In her Nobel Prize acceptance speech, Williams decried the undiscriminating and lasting nature of land mines.
“Once sown, [landmines] cannot tell the difference between a soldier or a civilian. The landmine is eternally prepared to take victims. In common parlance, it is the perfect soldier, the ‘eternal sentry.’ The war ends, the landmine goes on killing.”
The Nobel Committee said their decision was made in order to recognize that Williams and ICBL had started a process which in just six years had transformed efforts to ban land mines from a vision to a feasible reality.
Williams, however, stepped down as head of the ICBL in February.

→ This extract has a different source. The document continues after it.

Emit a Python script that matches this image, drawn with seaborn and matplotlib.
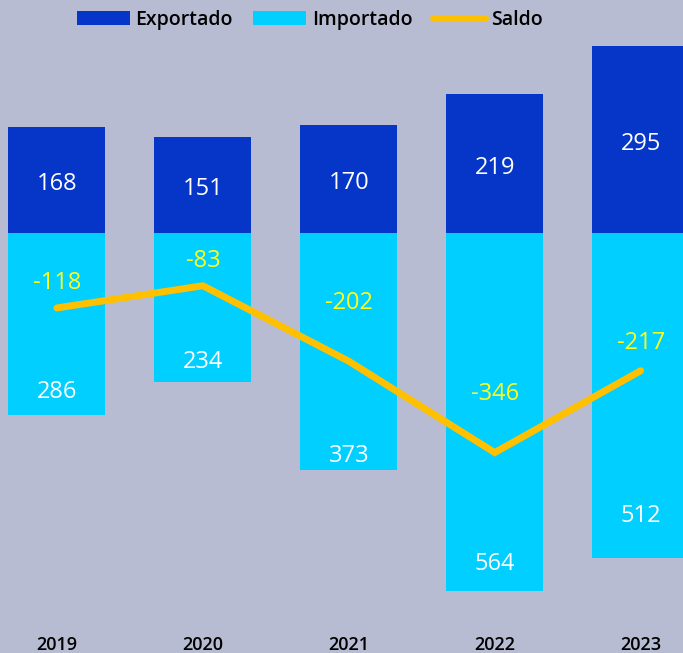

She cited irreconcilable differences as her reason.
Procter noted, though, that Williams has said “she will continue to lobby governments to support the treaty.”
Like the Class of 1998’s commencement speaker, Yo-Yo Ma, Williams was chosen by the Honorary Degrees Committee and ratified by the Board of Trustees to receive an honorary degree.
“We then agree,” President of the College Harry C. Payne said, “which among them [honorary degree recipients] will be the speakers.”
Payne went on to comment, “As part of the Baccalaureate Service, we ask one of the speakers to offer a set of remarks appropriate to the occasion addressing some moral or spiritual issues. We thought Ms. Williams an excellent example of service in the public sphere.”